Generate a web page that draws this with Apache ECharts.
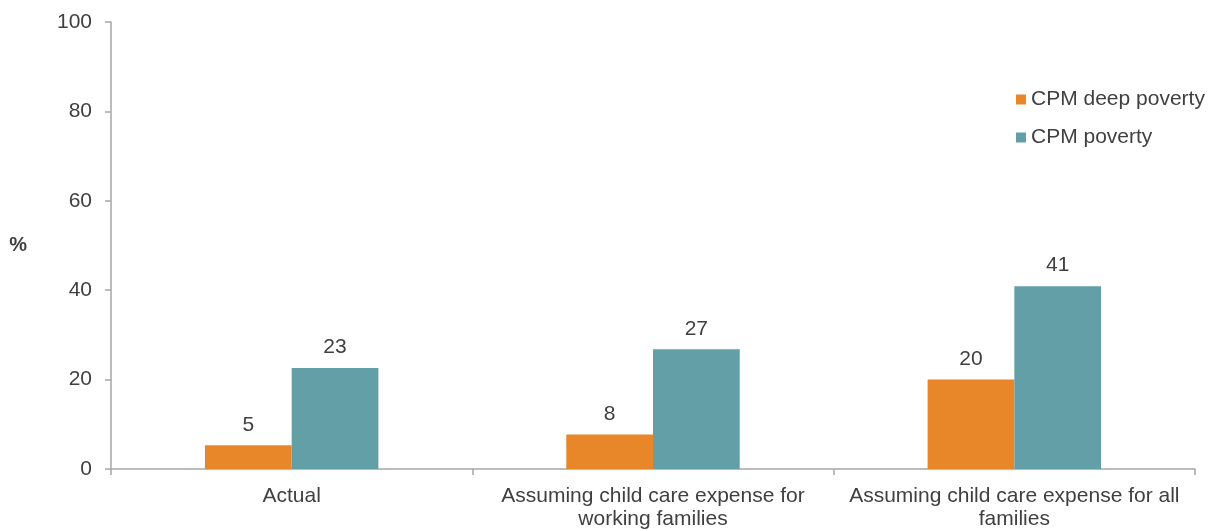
<!DOCTYPE html>
<html>
<head>
<meta charset="utf-8">
<script src="https://cdn.jsdelivr.net/npm/echarts@6/dist/echarts.min.js"></script>
<style>
html,body{margin:0;padding:0;background:#fff;}
#chart{width:1212px;height:531px;}
</style>
</head>
<body>
<div id="chart"></div>
<script>
var categories = [
  "Actual",
  "Assuming child care expense for\nworking families",
  "Assuming child care expense for all\nfamilies"
];
var deepPoverty = [5.3, 7.7, 20.0];
var poverty = [22.6, 26.8, 40.9];
var seriesNames = ["CPM deep poverty", "CPM poverty"];
var yTicks = { min: 0, max: 100, interval: 20 };

var textColor = '#404040';
var axisColor = '#A6A6A6';
var fontFamily = '"Liberation Sans", Arial, sans-serif';
var fs = 21;

var chart = echarts.init(document.getElementById('chart'), null, {renderer: 'canvas'});
var labelOpt = {
  show: true,
  position: 'top',
  distance: 10,
  color: textColor,
  fontSize: fs,
  fontFamily: fontFamily,
  formatter: function (p) { return Math.round(p.value); }
};
chart.setOption({
  animation: false,
  backgroundColor: '#ffffff',
  grid: { left: 111, right: 17, top: 22, bottom: 61, containLabel: false },
  legend: {
    orient: 'vertical',
    left: 1011,
    top: 84,
    itemWidth: 10,
    itemHeight: 10,
    itemGap: 17,
    icon: 'rect',
    textStyle: { color: textColor, fontSize: fs, fontFamily: fontFamily },
    data: seriesNames
  },
  xAxis: {
    type: 'category',
    data: categories,
    axisLine: { show: true, lineStyle: { color: axisColor, width: 1.5 } },
    axisTick: { show: true, alignWithLabel: false, length: 6, lineStyle: { color: axisColor, width: 1.5 } },
    axisLabel: {
      color: textColor, fontSize: fs, fontFamily: fontFamily,
      margin: 16, lineHeight: 23, interval: 0
    },
    splitLine: { show: false }
  },
  yAxis: {
    type: 'value',
    min: yTicks.min,
    max: yTicks.max,
    interval: yTicks.interval,
    name: '%',
    nameLocation: 'middle',
    nameRotate: 0,
    nameGap: 84,
    nameTextStyle: { color: textColor, fontSize: 20, fontWeight: 'bold', fontFamily: fontFamily },
    axisLine: { show: true, lineStyle: { color: axisColor, width: 1.5 } },
    axisTick: { show: true, length: 6, lineStyle: { color: axisColor, width: 1.5 } },
    axisLabel: { color: textColor, fontSize: fs, fontFamily: fontFamily, margin: 19 },
    splitLine: { show: false }
  },
  series: [
    {
      name: seriesNames[0],
      type: 'bar',
      data: deepPoverty,
      barWidth: '24%',
      barGap: '0%',
      itemStyle: { color: '#E8862A' },
      label: labelOpt
    },
    {
      name: seriesNames[1],
      type: 'bar',
      data: poverty,
      barWidth: '24%',
      barGap: '0%',
      itemStyle: { color: '#639FA6' },
      label: labelOpt
    }
  ]
});
</script>
</body>
</html>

### Task to complete
Reproduce the whole listing above word for word, but not its pictures.

### Response to the task
Generate a web page that draws this with Apache ECharts.
<!DOCTYPE html>
<html>
<head>
<meta charset="utf-8">
<script src="https://cdn.jsdelivr.net/npm/echarts@6/dist/echarts.min.js"></script>
<style>
html,body{margin:0;padding:0;background:#fff;}
#chart{width:1212px;height:531px;}
</style>
</head>
<body>
<div id="chart"></div>
<script>
var categories = [
  "Actual",
  "Assuming child care expense for\nworking families",
  "Assuming child care expense for all\nfamilies"
];
var deepPoverty = [5.3, 7.7, 20.0];
var poverty = [22.6, 26.8, 40.9];
var seriesNames = ["CPM deep poverty", "CPM poverty"];
var yTicks = { min: 0, max: 100, interval: 20 };

var textColor = '#404040';
var axisColor = '#A6A6A6';
var fontFamily = '"Liberation Sans", Arial, sans-serif';
var fs = 21;

var chart = echarts.init(document.getElementById('chart'), null, {renderer: 'canvas'});
var labelOpt = {
  show: true,
  position: 'top',
  distance: 10,
  color: textColor,
  fontSize: fs,
  fontFamily: fontFamily,
  formatter: function (p) { return Math.round(p.value); }
};
chart.setOption({
  animation: false,
  backgroundColor: '#ffffff',
  grid: { left: 111, right: 17, top: 22, bottom: 61, containLabel: false },
  legend: {
    orient: 'vertical',
    left: 1011,
    top: 84,
    itemWidth: 10,
    itemHeight: 10,
    itemGap: 17,
    icon: 'rect',
    textStyle: { color: textColor, fontSize: fs, fontFamily: fontFamily },
    data: seriesNames
  },
  xAxis: {
    type: 'category',
    data: categories,
    axisLine: { show: true, lineStyle: { color: axisColor, width: 1.5 } },
    axisTick: { show: true, alignWithLabel: false, length: 6, lineStyle: { color: axisColor, width: 1.5 } },
    axisLabel: {
      color: textColor, fontSize: fs, fontFamily: fontFamily,
      margin: 16, lineHeight: 23, interval: 0
    },
    splitLine: { show: false }
  },
  yAxis: {
    type: 'value',
    min: yTicks.min,
    max: yTicks.max,
    interval: yTicks.interval,
    name: '%',
    nameLocation: 'middle',
    nameRotate: 0,
    nameGap: 84,
    nameTextStyle: { color: textColor, fontSize: 20, fontWeight: 'bold', fontFamily: fontFamily },
    axisLine: { show: true, lineStyle: { color: axisColor, width: 1.5 } },
    axisTick: { show: true, length: 6, lineStyle: { color: axisColor, width: 1.5 } },
    axisLabel: { color: textColor, fontSize: fs, fontFamily: fontFamily, margin: 19 },
    splitLine: { show: false }
  },
  series: [
    {
      name: seriesNames[0],
      type: 'bar',
      data: deepPoverty,
      barWidth: '24%',
      barGap: '0%',
      itemStyle: { color: '#E8862A' },
      label: labelOpt
    },
    {
      name: seriesNames[1],
      type: 'bar',
      data: poverty,
      barWidth: '24%',
      barGap: '0%',
      itemStyle: { color: '#639FA6' },
      label: labelOpt
    }
  ]
});
</script>
</body>
</html>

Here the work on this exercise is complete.